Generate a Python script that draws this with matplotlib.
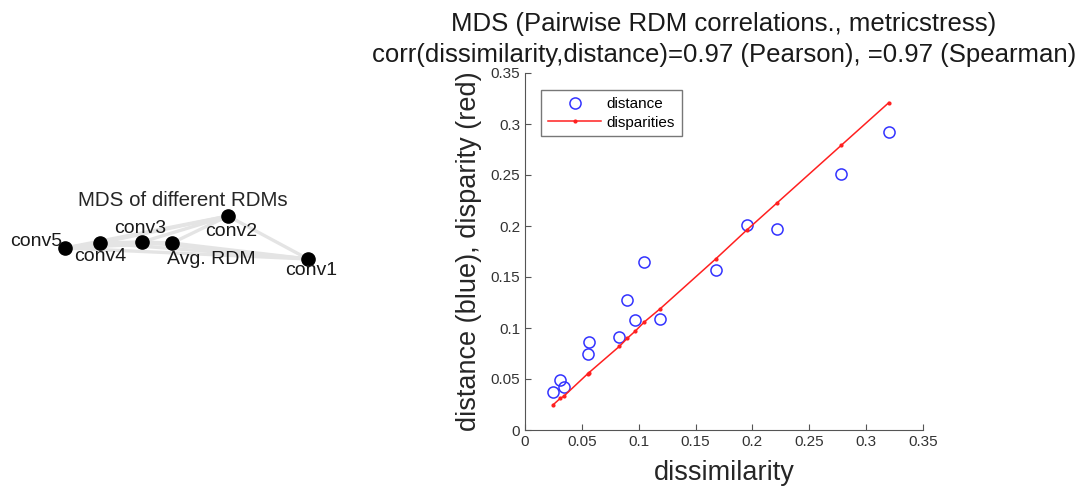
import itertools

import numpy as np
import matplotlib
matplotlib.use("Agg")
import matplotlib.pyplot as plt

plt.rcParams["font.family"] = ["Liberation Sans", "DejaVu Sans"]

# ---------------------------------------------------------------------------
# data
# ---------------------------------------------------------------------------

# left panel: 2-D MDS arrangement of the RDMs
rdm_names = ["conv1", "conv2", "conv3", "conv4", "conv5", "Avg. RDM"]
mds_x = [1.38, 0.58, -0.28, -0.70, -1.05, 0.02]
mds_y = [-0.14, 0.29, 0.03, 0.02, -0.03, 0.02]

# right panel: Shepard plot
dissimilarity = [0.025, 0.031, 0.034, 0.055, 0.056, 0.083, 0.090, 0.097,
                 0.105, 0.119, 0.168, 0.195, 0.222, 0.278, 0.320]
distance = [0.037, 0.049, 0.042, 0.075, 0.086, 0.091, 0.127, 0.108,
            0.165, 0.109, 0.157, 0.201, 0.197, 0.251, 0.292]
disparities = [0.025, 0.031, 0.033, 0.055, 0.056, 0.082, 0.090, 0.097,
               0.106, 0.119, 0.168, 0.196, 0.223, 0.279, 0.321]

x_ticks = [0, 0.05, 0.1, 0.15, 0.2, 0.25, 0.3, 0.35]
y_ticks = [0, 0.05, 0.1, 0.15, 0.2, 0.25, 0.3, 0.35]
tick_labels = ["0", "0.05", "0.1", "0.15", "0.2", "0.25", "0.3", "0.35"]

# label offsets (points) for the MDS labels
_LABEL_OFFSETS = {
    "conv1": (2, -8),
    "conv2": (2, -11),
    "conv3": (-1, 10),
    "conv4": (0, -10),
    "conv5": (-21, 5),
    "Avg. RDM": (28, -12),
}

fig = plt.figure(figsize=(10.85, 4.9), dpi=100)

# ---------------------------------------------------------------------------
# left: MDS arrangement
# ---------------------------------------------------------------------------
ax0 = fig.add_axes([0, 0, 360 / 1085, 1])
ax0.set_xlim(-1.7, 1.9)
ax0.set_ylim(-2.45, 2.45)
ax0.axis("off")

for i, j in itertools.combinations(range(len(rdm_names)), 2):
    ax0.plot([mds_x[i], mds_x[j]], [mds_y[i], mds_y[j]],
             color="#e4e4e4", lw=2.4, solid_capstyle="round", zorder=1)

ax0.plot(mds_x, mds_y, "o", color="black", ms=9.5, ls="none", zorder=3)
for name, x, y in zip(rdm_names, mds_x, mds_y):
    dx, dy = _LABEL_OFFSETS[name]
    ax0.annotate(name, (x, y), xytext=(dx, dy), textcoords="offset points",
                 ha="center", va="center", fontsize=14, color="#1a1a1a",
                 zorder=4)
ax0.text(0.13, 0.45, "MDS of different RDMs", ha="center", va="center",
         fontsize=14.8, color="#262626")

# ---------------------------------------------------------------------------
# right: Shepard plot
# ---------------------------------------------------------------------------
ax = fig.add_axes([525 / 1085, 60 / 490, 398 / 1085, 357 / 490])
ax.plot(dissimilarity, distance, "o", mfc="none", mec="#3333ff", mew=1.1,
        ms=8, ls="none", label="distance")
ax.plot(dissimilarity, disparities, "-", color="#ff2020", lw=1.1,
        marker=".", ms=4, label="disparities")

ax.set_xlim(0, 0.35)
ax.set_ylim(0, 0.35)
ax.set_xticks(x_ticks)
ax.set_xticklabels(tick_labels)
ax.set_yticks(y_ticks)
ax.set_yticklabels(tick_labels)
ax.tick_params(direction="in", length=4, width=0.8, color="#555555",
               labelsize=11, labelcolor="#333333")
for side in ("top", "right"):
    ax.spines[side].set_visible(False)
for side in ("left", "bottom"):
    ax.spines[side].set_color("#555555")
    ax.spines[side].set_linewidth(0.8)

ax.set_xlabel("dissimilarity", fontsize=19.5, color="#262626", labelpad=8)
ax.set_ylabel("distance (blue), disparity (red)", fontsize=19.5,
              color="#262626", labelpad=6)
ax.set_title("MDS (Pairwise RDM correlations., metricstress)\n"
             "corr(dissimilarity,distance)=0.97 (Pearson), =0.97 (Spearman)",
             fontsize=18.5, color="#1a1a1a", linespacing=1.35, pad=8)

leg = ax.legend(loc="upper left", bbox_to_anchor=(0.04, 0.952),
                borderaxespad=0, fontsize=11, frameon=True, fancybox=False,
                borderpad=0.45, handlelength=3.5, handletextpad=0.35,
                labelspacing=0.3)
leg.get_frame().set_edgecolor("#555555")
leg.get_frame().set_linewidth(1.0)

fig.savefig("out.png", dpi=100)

--

▶ _OBJECTIVE_: Give an exact reproduction of every line, leaving out any picture.

▶ _SOLUTION TO THIS TASK_:
Generate a Python script that draws this with matplotlib.
import itertools

import numpy as np
import matplotlib
matplotlib.use("Agg")
import matplotlib.pyplot as plt

plt.rcParams["font.family"] = ["Liberation Sans", "DejaVu Sans"]

# ---------------------------------------------------------------------------
# data
# ---------------------------------------------------------------------------

# left panel: 2-D MDS arrangement of the RDMs
rdm_names = ["conv1", "conv2", "conv3", "conv4", "conv5", "Avg. RDM"]
mds_x = [1.38, 0.58, -0.28, -0.70, -1.05, 0.02]
mds_y = [-0.14, 0.29, 0.03, 0.02, -0.03, 0.02]

# right panel: Shepard plot
dissimilarity = [0.025, 0.031, 0.034, 0.055, 0.056, 0.083, 0.090, 0.097,
                 0.105, 0.119, 0.168, 0.195, 0.222, 0.278, 0.320]
distance = [0.037, 0.049, 0.042, 0.075, 0.086, 0.091, 0.127, 0.108,
            0.165, 0.109, 0.157, 0.201, 0.197, 0.251, 0.292]
disparities = [0.025, 0.031, 0.033, 0.055, 0.056, 0.082, 0.090, 0.097,
               0.106, 0.119, 0.168, 0.196, 0.223, 0.279, 0.321]

x_ticks = [0, 0.05, 0.1, 0.15, 0.2, 0.25, 0.3, 0.35]
y_ticks = [0, 0.05, 0.1, 0.15, 0.2, 0.25, 0.3, 0.35]
tick_labels = ["0", "0.05", "0.1", "0.15", "0.2", "0.25", "0.3", "0.35"]

# label offsets (points) for the MDS labels
_LABEL_OFFSETS = {
    "conv1": (2, -8),
    "conv2": (2, -11),
    "conv3": (-1, 10),
    "conv4": (0, -10),
    "conv5": (-21, 5),
    "Avg. RDM": (28, -12),
}

fig = plt.figure(figsize=(10.85, 4.9), dpi=100)

# ---------------------------------------------------------------------------
# left: MDS arrangement
# ---------------------------------------------------------------------------
ax0 = fig.add_axes([0, 0, 360 / 1085, 1])
ax0.set_xlim(-1.7, 1.9)
ax0.set_ylim(-2.45, 2.45)
ax0.axis("off")

for i, j in itertools.combinations(range(len(rdm_names)), 2):
    ax0.plot([mds_x[i], mds_x[j]], [mds_y[i], mds_y[j]],
             color="#e4e4e4", lw=2.4, solid_capstyle="round", zorder=1)

ax0.plot(mds_x, mds_y, "o", color="black", ms=9.5, ls="none", zorder=3)
for name, x, y in zip(rdm_names, mds_x, mds_y):
    dx, dy = _LABEL_OFFSETS[name]
    ax0.annotate(name, (x, y), xytext=(dx, dy), textcoords="offset points",
                 ha="center", va="center", fontsize=14, color="#1a1a1a",
                 zorder=4)
ax0.text(0.13, 0.45, "MDS of different RDMs", ha="center", va="center",
         fontsize=14.8, color="#262626")

# ---------------------------------------------------------------------------
# right: Shepard plot
# ---------------------------------------------------------------------------
ax = fig.add_axes([525 / 1085, 60 / 490, 398 / 1085, 357 / 490])
ax.plot(dissimilarity, distance, "o", mfc="none", mec="#3333ff", mew=1.1,
        ms=8, ls="none", label="distance")
ax.plot(dissimilarity, disparities, "-", color="#ff2020", lw=1.1,
        marker=".", ms=4, label="disparities")

ax.set_xlim(0, 0.35)
ax.set_ylim(0, 0.35)
ax.set_xticks(x_ticks)
ax.set_xticklabels(tick_labels)
ax.set_yticks(y_ticks)
ax.set_yticklabels(tick_labels)
ax.tick_params(direction="in", length=4, width=0.8, color="#555555",
               labelsize=11, labelcolor="#333333")
for side in ("top", "right"):
    ax.spines[side].set_visible(False)
for side in ("left", "bottom"):
    ax.spines[side].set_color("#555555")
    ax.spines[side].set_linewidth(0.8)

ax.set_xlabel("dissimilarity", fontsize=19.5, color="#262626", labelpad=8)
ax.set_ylabel("distance (blue), disparity (red)", fontsize=19.5,
              color="#262626", labelpad=6)
ax.set_title("MDS (Pairwise RDM correlations., metricstress)\n"
             "corr(dissimilarity,distance)=0.97 (Pearson), =0.97 (Spearman)",
             fontsize=18.5, color="#1a1a1a", linespacing=1.35, pad=8)

leg = ax.legend(loc="upper left", bbox_to_anchor=(0.04, 0.952),
                borderaxespad=0, fontsize=11, frameon=True, fancybox=False,
                borderpad=0.45, handlelength=3.5, handletextpad=0.35,
                labelspacing=0.3)
leg.get_frame().set_edgecolor("#555555")
leg.get_frame().set_linewidth(1.0)

fig.savefig("out.png", dpi=100)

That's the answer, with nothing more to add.